Ask and you shall receive. Seek and you shall find – Bible.
Profound words that have guided many believers for centuries. But time breaks everything, and these words are no exception. The problem now is that the word “search” is inevitably associated with the Internet, and the first reaction of many people when they hear the word is to reach for their mobile phones.
Whether it’s finding a plumber or finding your way to a destination, searching for information on Google is the way to go for most. So it’s a natural extension that websites have sprung up to connect you with powerful deities. (Not without considering the websites of the Kerala Ministers recently introduced.)
A recent report said that the Malabar Devaswom resents sites that offer to perform pujas at temples in the region for a fee.
Explore the sites; it’s like searching for a delivery app that provides links to different restaurants in your area, each showing the full menu of what’s on offer. However, temple authorities in the Malabar region have come out strongly against this, clarifying that they have not authorized these sites to provide the service they offer.
The news report also claimed that some sites never kept their promise and collected the money sent by the faithful. If this is true, it is a scam and the victim can file a lawsuit.
But if site owners live up to their end of the bargain and the sites do what they’ve promised, there’s little room for action against them. Their activity could probably qualify as a new business model and a legitimate service. The claim that the temple authorities did not approve the service is weak as any follower of the Hindu religion can get a proxy to pay the agreed fee and perform the puja. Nowhere does it say that believers must personally do this.
So, all these sites offer is just a service, like a proxy, to perform pujas without being present at the remote temples. “With bookings possible at multiple temples for multiple people on multiple dates,” says one site.
A nagging point here, however, is the concern that such rituals are not always performed with due diligence.
So, at least one site assures, “Our team is doing a good job managing all the temples listed on the website. As a result, all pujas booked through us will be performed with the same zeal and emotion as if booked in person at the Temple counter.”
This confidence must be all the more encouraging to some people, given the emotions they evoke in their friends and relatives, often bordering on uncivilized realms. After all, a mail-in ballot is as good as an in-person vote and is equally valid and effective. So why discriminate against an absent devotee?

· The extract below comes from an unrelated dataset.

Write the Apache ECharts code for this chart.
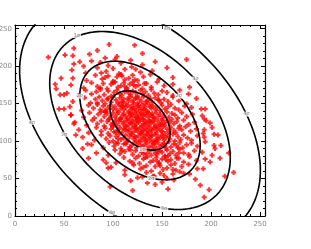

The claim that these sites are not directly associated with the temple administration is also shaky, as existing Internet business models show that there is no need for such a thing. For example, popular food delivery services like Swiggy and Zomato do not own or have a stake in restaurants, but deliver food for a fee.
Restaurants welcomed the new model and readily signed up for such delivery services as it increased their sales volume and revenue. Additionally, these apps offer an option to file complaints if the items delivered are not exactly the items ordered, are below par, or are excessively delayed. However, this can be problematic when it comes to sites offering to help you seek the blessings of supernatural powers.
Suppose a website user complains about not getting the desired result from a certain endeavor. Then it can get a little messy and lead to arguments in the courts about who is responsible for the lack of results. Such a situation can cause tangled problems, as depicted in the Hindi film Oh My God, in which a merchant sues God for his misfortunes. The court scenes of this film end up indicting the people spreading such promises, a position our temple authorities would do well not to get into.
Technological innovation and scientific progress have been in conflict with religion since Galileo’s time. And the advent of the Internet has affected almost every aspect of our lives. Religion is no exception. Many people now think that posting pictures of a deity or a prayer on their Facebook page is a substitute for prayer. And many who see such posts religiously post a greeting or whisper amen as if it is a place of worship.
The Internet, social media applications and high-tech gadgets find their place in religions. In the Middle East, for example, digital prayer counters are replacing the Subha, the traditional prayer beads. You click this widget instead of counting each of the hundred long Subha beads, and the screen will show you the total, saving you the burden of committing the numbers to your head. Just like health apps that tell you how many steps you’ve taken instead of you counting the steps. And predictably, some old folks frown on that.
However, not all religious authorities are Luddites. Some actively embrace change, and many gods and spiritual leaders have risen to celebrity status thanks to their social media following. A few luminaries among them are also keeping up with technology.
A church in Hong Kong said it is starting a church in the Metaverse, the virtual world the tech giants are now building. Worshipers can put on their headphones and visit the virtual church, and your avatar can sit in the virtual pew and listen to the virtual priest preach – no need to put on your Sunday Best and go.
This trend may spread to other religions, and soon you (No, your avatar) will be able to visit places of worship that pop up in the Metaverse by simply putting on your VR headset while lounging on your couch.
In Indian mythology, gods sent avatars to help the world when their mundane creatures were in trouble.
Technology is now turning things around in every field. At this rate, we could soon be sending our avatars to visit the gods.